--- DATASET CONTENT ---
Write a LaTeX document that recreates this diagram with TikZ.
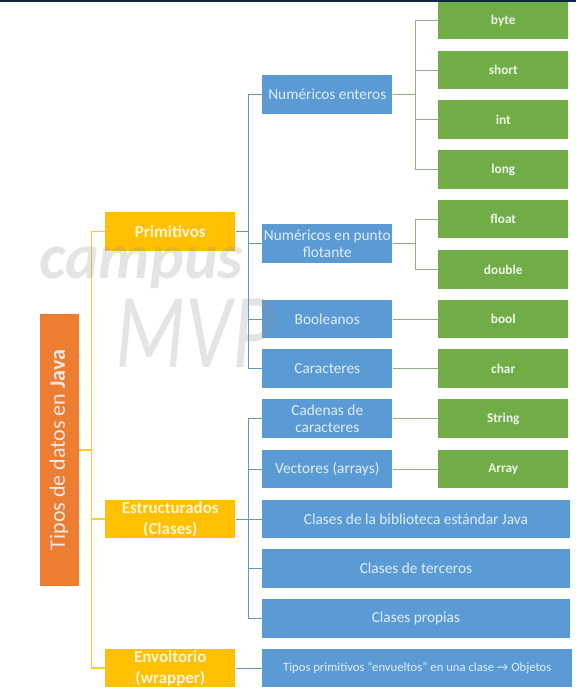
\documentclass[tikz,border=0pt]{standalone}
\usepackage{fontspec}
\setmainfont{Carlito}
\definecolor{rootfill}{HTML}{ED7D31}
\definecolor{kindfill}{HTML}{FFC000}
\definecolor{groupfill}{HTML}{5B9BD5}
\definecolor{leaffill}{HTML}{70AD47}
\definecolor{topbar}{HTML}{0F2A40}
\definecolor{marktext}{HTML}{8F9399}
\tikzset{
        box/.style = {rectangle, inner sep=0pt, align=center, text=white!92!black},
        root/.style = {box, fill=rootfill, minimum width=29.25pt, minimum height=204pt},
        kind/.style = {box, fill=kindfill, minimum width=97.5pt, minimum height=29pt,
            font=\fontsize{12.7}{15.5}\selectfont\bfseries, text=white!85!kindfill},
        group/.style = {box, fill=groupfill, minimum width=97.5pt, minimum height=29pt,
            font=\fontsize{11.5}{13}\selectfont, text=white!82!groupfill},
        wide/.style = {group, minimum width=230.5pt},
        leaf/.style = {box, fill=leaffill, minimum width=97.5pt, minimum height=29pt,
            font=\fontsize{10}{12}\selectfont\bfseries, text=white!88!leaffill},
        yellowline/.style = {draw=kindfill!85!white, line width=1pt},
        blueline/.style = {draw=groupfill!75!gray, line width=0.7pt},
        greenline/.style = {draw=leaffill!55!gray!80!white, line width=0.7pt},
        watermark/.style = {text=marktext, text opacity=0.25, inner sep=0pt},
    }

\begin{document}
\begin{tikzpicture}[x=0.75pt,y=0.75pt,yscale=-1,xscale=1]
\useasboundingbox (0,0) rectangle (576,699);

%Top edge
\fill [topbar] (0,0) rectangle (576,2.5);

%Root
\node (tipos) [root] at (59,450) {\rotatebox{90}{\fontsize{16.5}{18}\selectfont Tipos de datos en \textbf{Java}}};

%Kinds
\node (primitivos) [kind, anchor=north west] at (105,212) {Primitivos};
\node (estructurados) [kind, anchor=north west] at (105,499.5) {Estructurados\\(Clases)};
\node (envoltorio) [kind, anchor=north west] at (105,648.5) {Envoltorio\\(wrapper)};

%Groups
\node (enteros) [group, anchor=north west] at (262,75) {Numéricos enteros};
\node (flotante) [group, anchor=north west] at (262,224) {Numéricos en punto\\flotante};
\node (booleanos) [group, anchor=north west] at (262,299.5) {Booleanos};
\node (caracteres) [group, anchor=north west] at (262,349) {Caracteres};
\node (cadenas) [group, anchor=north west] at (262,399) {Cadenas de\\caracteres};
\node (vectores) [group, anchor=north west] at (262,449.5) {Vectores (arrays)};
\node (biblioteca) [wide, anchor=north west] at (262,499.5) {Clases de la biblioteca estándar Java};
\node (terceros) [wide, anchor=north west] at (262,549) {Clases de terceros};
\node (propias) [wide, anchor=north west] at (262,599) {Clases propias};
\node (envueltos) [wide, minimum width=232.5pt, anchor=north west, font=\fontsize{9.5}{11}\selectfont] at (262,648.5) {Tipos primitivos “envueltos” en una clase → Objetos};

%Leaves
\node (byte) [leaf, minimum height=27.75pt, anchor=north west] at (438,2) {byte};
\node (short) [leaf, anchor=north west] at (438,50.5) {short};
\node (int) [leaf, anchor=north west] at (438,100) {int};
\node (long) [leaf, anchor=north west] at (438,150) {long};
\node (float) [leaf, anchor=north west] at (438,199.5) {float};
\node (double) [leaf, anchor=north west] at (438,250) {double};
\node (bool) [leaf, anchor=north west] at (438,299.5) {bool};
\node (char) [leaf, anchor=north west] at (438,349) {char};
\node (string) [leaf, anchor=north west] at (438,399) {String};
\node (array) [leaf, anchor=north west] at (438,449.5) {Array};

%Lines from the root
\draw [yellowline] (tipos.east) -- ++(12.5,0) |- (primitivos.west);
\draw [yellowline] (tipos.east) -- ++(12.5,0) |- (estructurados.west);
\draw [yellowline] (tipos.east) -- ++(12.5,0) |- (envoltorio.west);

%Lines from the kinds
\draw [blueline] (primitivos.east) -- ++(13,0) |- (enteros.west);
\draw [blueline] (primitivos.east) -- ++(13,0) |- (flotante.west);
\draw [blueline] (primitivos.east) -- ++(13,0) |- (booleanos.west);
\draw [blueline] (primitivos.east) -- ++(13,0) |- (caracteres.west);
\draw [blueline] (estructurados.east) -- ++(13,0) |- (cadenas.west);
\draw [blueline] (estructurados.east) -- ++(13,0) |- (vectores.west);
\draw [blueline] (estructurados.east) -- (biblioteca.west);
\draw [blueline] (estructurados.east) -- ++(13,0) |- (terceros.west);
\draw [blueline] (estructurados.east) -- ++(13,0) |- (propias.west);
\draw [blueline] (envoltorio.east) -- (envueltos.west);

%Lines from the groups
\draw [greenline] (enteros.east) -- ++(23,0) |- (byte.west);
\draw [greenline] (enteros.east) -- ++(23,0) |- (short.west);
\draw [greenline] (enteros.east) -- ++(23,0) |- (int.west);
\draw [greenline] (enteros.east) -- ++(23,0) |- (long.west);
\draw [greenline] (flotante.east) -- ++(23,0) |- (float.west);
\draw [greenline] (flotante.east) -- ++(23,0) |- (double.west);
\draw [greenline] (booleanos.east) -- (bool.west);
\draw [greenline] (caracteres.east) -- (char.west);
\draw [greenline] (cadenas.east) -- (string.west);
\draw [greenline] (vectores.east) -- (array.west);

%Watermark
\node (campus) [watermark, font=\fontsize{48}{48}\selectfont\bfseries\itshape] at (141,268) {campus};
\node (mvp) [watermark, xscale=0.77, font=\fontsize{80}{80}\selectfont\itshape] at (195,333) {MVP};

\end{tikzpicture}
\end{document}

--- EXERCISE OBJECTIVE ---
Print out the lines exactly, skipping any picture.

--- TASK SOLUTION ---
Write a LaTeX document that recreates this diagram with TikZ.
\documentclass[tikz,border=0pt]{standalone}
\usepackage{fontspec}
\setmainfont{Carlito}
\definecolor{rootfill}{HTML}{ED7D31}
\definecolor{kindfill}{HTML}{FFC000}
\definecolor{groupfill}{HTML}{5B9BD5}
\definecolor{leaffill}{HTML}{70AD47}
\definecolor{topbar}{HTML}{0F2A40}
\definecolor{marktext}{HTML}{8F9399}
\tikzset{
        box/.style = {rectangle, inner sep=0pt, align=center, text=white!92!black},
        root/.style = {box, fill=rootfill, minimum width=29.25pt, minimum height=204pt},
        kind/.style = {box, fill=kindfill, minimum width=97.5pt, minimum height=29pt,
            font=\fontsize{12.7}{15.5}\selectfont\bfseries, text=white!85!kindfill},
        group/.style = {box, fill=groupfill, minimum width=97.5pt, minimum height=29pt,
            font=\fontsize{11.5}{13}\selectfont, text=white!82!groupfill},
        wide/.style = {group, minimum width=230.5pt},
        leaf/.style = {box, fill=leaffill, minimum width=97.5pt, minimum height=29pt,
            font=\fontsize{10}{12}\selectfont\bfseries, text=white!88!leaffill},
        yellowline/.style = {draw=kindfill!85!white, line width=1pt},
        blueline/.style = {draw=groupfill!75!gray, line width=0.7pt},
        greenline/.style = {draw=leaffill!55!gray!80!white, line width=0.7pt},
        watermark/.style = {text=marktext, text opacity=0.25, inner sep=0pt},
    }

\begin{document}
\begin{tikzpicture}[x=0.75pt,y=0.75pt,yscale=-1,xscale=1]
\useasboundingbox (0,0) rectangle (576,699);

%Top edge
\fill [topbar] (0,0) rectangle (576,2.5);

%Root
\node (tipos) [root] at (59,450) {\rotatebox{90}{\fontsize{16.5}{18}\selectfont Tipos de datos en \textbf{Java}}};

%Kinds
\node (primitivos) [kind, anchor=north west] at (105,212) {Primitivos};
\node (estructurados) [kind, anchor=north west] at (105,499.5) {Estructurados\\(Clases)};
\node (envoltorio) [kind, anchor=north west] at (105,648.5) {Envoltorio\\(wrapper)};

%Groups
\node (enteros) [group, anchor=north west] at (262,75) {Numéricos enteros};
\node (flotante) [group, anchor=north west] at (262,224) {Numéricos en punto\\flotante};
\node (booleanos) [group, anchor=north west] at (262,299.5) {Booleanos};
\node (caracteres) [group, anchor=north west] at (262,349) {Caracteres};
\node (cadenas) [group, anchor=north west] at (262,399) {Cadenas de\\caracteres};
\node (vectores) [group, anchor=north west] at (262,449.5) {Vectores (arrays)};
\node (biblioteca) [wide, anchor=north west] at (262,499.5) {Clases de la biblioteca estándar Java};
\node (terceros) [wide, anchor=north west] at (262,549) {Clases de terceros};
\node (propias) [wide, anchor=north west] at (262,599) {Clases propias};
\node (envueltos) [wide, minimum width=232.5pt, anchor=north west, font=\fontsize{9.5}{11}\selectfont] at (262,648.5) {Tipos primitivos “envueltos” en una clase → Objetos};

%Leaves
\node (byte) [leaf, minimum height=27.75pt, anchor=north west] at (438,2) {byte};
\node (short) [leaf, anchor=north west] at (438,50.5) {short};
\node (int) [leaf, anchor=north west] at (438,100) {int};
\node (long) [leaf, anchor=north west] at (438,150) {long};
\node (float) [leaf, anchor=north west] at (438,199.5) {float};
\node (double) [leaf, anchor=north west] at (438,250) {double};
\node (bool) [leaf, anchor=north west] at (438,299.5) {bool};
\node (char) [leaf, anchor=north west] at (438,349) {char};
\node (string) [leaf, anchor=north west] at (438,399) {String};
\node (array) [leaf, anchor=north west] at (438,449.5) {Array};

%Lines from the root
\draw [yellowline] (tipos.east) -- ++(12.5,0) |- (primitivos.west);
\draw [yellowline] (tipos.east) -- ++(12.5,0) |- (estructurados.west);
\draw [yellowline] (tipos.east) -- ++(12.5,0) |- (envoltorio.west);

%Lines from the kinds
\draw [blueline] (primitivos.east) -- ++(13,0) |- (enteros.west);
\draw [blueline] (primitivos.east) -- ++(13,0) |- (flotante.west);
\draw [blueline] (primitivos.east) -- ++(13,0) |- (booleanos.west);
\draw [blueline] (primitivos.east) -- ++(13,0) |- (caracteres.west);
\draw [blueline] (estructurados.east) -- ++(13,0) |- (cadenas.west);
\draw [blueline] (estructurados.east) -- ++(13,0) |- (vectores.west);
\draw [blueline] (estructurados.east) -- (biblioteca.west);
\draw [blueline] (estructurados.east) -- ++(13,0) |- (terceros.west);
\draw [blueline] (estructurados.east) -- ++(13,0) |- (propias.west);
\draw [blueline] (envoltorio.east) -- (envueltos.west);

%Lines from the groups
\draw [greenline] (enteros.east) -- ++(23,0) |- (byte.west);
\draw [greenline] (enteros.east) -- ++(23,0) |- (short.west);
\draw [greenline] (enteros.east) -- ++(23,0) |- (int.west);
\draw [greenline] (enteros.east) -- ++(23,0) |- (long.west);
\draw [greenline] (flotante.east) -- ++(23,0) |- (float.west);
\draw [greenline] (flotante.east) -- ++(23,0) |- (double.west);
\draw [greenline] (booleanos.east) -- (bool.west);
\draw [greenline] (caracteres.east) -- (char.west);
\draw [greenline] (cadenas.east) -- (string.west);
\draw [greenline] (vectores.east) -- (array.west);

%Watermark
\node (campus) [watermark, font=\fontsize{48}{48}\selectfont\bfseries\itshape] at (141,268) {campus};
\node (mvp) [watermark, xscale=0.77, font=\fontsize{80}{80}\selectfont\itshape] at (195,333) {MVP};

\end{tikzpicture}
\end{document}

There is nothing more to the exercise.